**Entries provided**

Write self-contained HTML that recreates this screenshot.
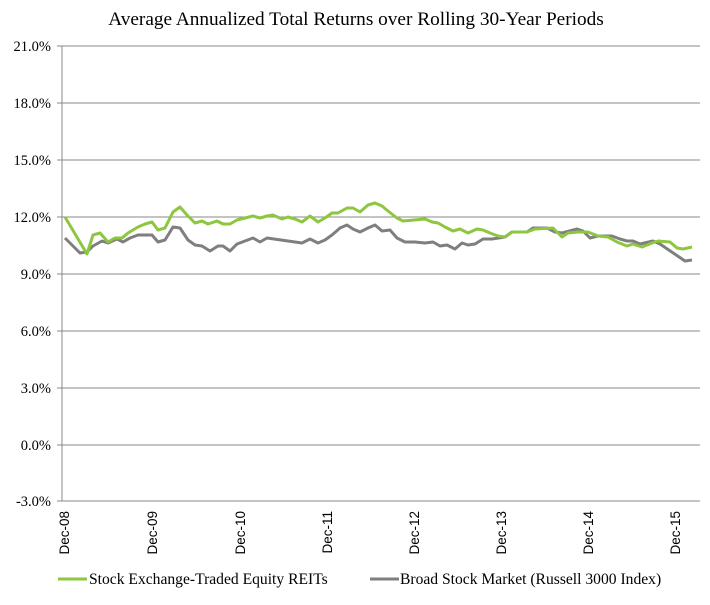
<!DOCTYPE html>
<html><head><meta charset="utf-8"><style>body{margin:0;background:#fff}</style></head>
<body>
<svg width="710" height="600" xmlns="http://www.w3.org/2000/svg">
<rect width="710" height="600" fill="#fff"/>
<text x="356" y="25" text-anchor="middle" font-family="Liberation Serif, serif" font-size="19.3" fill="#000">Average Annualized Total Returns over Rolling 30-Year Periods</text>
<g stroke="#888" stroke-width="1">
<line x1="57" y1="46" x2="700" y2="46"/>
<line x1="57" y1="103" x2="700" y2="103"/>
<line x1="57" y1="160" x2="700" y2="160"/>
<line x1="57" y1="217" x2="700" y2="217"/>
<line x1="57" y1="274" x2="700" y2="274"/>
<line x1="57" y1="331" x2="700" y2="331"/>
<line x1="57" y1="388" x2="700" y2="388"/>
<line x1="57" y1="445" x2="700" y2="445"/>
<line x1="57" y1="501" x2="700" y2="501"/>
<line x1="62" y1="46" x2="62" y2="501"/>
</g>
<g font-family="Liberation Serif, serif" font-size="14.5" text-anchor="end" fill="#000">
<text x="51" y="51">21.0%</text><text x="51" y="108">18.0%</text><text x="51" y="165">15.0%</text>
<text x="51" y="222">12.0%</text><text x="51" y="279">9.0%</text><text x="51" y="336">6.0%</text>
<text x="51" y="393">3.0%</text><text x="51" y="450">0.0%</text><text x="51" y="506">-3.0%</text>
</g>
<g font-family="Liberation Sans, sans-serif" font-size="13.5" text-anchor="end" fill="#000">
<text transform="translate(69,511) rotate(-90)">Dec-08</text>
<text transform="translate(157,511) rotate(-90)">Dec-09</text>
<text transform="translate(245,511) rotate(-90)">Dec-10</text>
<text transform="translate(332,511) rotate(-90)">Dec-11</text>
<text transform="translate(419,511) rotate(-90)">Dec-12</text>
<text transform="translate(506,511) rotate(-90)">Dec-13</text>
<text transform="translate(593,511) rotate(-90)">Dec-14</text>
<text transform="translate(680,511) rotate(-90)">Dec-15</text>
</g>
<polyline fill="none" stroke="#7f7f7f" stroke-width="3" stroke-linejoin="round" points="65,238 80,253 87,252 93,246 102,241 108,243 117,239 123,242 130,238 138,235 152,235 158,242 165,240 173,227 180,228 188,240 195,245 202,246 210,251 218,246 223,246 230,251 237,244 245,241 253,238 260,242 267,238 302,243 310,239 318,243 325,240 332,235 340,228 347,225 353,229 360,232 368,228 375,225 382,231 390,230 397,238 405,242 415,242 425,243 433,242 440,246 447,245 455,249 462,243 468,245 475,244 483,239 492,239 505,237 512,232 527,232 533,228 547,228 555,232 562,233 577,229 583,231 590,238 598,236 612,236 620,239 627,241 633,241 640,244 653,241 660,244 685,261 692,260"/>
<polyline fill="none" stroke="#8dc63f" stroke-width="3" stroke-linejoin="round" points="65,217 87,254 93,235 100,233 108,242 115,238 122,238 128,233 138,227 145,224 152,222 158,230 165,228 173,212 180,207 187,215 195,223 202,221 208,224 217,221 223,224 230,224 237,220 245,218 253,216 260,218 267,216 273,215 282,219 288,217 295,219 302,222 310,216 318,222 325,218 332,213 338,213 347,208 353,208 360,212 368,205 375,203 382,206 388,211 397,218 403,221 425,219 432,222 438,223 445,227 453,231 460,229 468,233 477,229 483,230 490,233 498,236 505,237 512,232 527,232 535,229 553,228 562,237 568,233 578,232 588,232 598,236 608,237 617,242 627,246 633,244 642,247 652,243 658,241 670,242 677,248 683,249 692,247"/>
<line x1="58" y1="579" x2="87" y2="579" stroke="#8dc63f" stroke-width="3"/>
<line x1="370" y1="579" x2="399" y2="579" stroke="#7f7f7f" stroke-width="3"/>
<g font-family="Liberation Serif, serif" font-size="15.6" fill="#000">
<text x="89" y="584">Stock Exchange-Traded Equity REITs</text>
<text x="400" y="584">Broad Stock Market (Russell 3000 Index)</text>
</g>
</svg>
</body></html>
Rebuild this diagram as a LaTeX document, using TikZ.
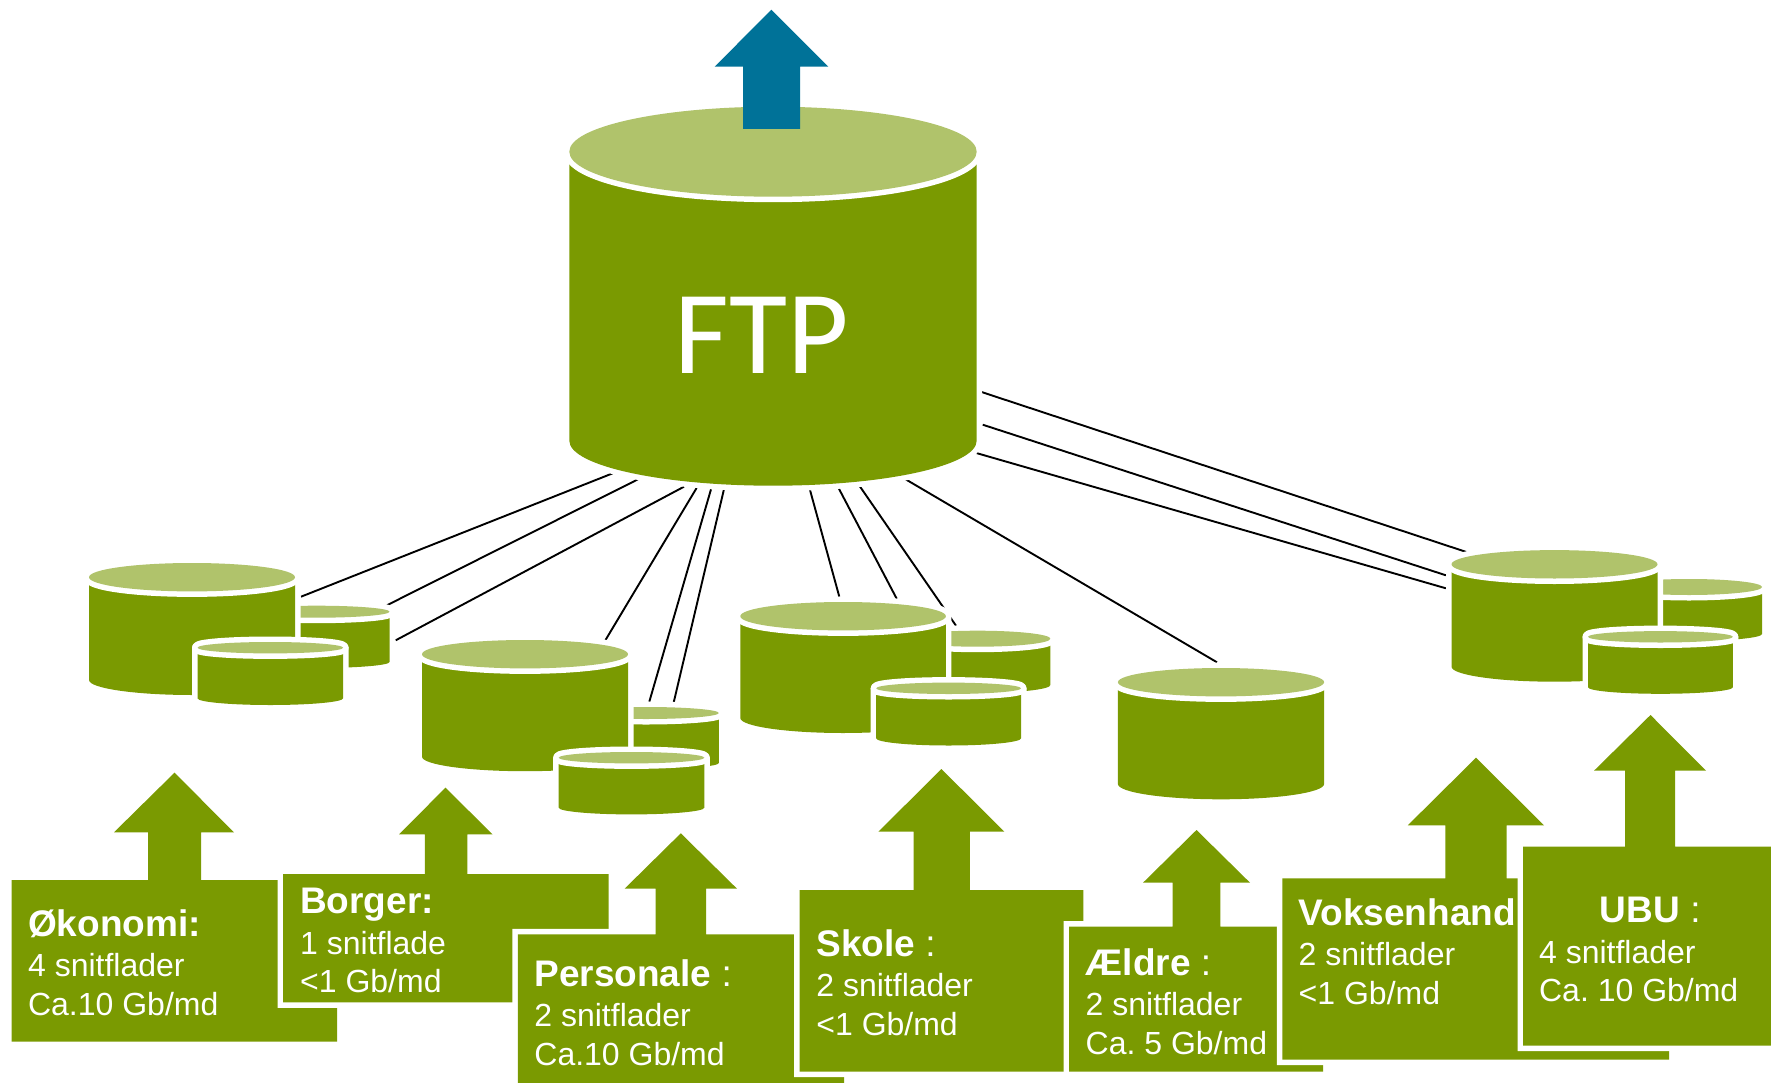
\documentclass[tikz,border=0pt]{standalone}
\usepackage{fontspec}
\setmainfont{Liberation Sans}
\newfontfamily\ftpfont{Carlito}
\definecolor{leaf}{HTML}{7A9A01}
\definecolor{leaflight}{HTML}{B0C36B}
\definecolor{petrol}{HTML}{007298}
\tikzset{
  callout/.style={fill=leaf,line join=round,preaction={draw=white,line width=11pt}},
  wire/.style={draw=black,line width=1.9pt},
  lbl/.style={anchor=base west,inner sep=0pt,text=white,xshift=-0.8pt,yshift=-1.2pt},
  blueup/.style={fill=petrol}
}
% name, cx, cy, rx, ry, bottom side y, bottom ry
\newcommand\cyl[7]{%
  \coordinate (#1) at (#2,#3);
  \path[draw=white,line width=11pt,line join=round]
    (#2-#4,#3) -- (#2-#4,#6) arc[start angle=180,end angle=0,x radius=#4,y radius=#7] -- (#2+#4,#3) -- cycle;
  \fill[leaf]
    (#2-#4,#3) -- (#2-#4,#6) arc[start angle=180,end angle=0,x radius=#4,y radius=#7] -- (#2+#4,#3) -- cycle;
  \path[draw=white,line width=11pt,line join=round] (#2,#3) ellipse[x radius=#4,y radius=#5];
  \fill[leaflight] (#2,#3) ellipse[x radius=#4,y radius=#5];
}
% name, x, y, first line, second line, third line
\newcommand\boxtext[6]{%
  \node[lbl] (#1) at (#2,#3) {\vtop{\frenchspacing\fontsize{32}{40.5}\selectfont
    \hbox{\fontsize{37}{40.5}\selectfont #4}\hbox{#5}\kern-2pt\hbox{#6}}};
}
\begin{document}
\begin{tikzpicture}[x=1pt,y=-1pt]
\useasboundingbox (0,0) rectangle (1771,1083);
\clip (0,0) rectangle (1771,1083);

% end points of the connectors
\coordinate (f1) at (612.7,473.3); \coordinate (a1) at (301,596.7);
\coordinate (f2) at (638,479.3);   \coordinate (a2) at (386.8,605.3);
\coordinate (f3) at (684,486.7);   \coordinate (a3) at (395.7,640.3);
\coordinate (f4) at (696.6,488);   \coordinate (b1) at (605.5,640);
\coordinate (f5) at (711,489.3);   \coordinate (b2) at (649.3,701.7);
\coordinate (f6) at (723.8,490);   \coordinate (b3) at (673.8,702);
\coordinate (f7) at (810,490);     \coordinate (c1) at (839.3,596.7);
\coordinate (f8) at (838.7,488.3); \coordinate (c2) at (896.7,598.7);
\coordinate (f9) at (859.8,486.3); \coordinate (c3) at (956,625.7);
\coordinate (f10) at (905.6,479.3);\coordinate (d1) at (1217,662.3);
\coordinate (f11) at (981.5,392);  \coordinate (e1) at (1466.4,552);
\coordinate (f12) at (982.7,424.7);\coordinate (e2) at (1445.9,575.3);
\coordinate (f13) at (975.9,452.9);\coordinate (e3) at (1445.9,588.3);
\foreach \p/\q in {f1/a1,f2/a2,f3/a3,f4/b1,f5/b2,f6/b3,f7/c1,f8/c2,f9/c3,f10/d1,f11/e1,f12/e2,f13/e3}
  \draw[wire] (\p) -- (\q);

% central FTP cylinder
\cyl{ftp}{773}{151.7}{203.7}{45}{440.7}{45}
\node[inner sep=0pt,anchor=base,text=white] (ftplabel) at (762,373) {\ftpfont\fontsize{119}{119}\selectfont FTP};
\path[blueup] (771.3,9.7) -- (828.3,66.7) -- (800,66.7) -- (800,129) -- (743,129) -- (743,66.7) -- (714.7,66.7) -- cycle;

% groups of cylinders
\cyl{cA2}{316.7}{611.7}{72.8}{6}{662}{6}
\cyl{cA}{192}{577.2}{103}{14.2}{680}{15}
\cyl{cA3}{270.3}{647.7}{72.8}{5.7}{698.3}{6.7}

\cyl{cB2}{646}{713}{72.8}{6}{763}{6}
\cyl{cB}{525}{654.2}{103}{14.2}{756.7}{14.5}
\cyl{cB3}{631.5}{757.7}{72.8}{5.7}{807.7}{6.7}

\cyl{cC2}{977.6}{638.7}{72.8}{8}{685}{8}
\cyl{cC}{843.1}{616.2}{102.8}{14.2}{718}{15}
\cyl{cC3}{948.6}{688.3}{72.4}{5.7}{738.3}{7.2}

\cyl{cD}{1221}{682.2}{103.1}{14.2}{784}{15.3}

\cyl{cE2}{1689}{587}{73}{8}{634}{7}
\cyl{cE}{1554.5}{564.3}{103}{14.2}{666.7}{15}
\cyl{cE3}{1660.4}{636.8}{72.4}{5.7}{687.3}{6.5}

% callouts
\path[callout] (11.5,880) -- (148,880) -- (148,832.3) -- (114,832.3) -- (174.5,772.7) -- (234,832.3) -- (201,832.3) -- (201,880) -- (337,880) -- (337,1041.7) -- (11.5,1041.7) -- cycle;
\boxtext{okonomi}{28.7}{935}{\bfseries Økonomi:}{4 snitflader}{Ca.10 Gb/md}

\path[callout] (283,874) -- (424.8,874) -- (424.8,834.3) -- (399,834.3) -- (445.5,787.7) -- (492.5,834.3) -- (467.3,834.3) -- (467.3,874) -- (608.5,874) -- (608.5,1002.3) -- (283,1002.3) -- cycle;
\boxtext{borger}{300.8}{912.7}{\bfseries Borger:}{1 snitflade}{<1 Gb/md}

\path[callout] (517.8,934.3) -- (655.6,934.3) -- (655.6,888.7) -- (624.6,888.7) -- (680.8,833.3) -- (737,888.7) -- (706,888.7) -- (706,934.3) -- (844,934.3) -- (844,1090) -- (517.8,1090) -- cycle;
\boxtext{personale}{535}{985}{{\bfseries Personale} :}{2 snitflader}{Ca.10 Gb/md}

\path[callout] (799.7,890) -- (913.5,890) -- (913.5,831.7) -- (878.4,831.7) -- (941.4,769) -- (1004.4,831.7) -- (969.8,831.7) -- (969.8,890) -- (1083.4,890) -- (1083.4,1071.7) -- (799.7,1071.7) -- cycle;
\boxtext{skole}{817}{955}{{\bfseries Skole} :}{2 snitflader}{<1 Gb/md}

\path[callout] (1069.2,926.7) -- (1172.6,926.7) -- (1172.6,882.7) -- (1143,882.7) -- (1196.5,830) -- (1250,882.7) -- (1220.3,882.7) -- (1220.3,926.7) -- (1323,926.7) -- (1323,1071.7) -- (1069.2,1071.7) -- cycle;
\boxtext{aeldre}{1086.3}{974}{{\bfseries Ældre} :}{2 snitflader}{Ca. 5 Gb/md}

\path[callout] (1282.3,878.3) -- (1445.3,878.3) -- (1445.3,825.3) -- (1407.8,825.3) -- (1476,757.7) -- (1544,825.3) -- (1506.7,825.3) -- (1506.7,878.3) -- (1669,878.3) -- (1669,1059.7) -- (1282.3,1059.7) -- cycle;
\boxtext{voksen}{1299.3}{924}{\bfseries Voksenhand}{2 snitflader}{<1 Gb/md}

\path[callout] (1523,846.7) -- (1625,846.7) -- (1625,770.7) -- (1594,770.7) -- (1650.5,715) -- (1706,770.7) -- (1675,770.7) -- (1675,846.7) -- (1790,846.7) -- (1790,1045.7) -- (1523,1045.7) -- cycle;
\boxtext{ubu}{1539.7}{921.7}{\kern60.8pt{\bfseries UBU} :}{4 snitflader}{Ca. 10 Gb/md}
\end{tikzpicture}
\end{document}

**Task to carry out**
Identify the lines above that contain the word "this", then copy them.

**Output of the task**
Write self-contained HTML that recreates this screenshot.
Rebuild this diagram as a LaTeX document, using TikZ.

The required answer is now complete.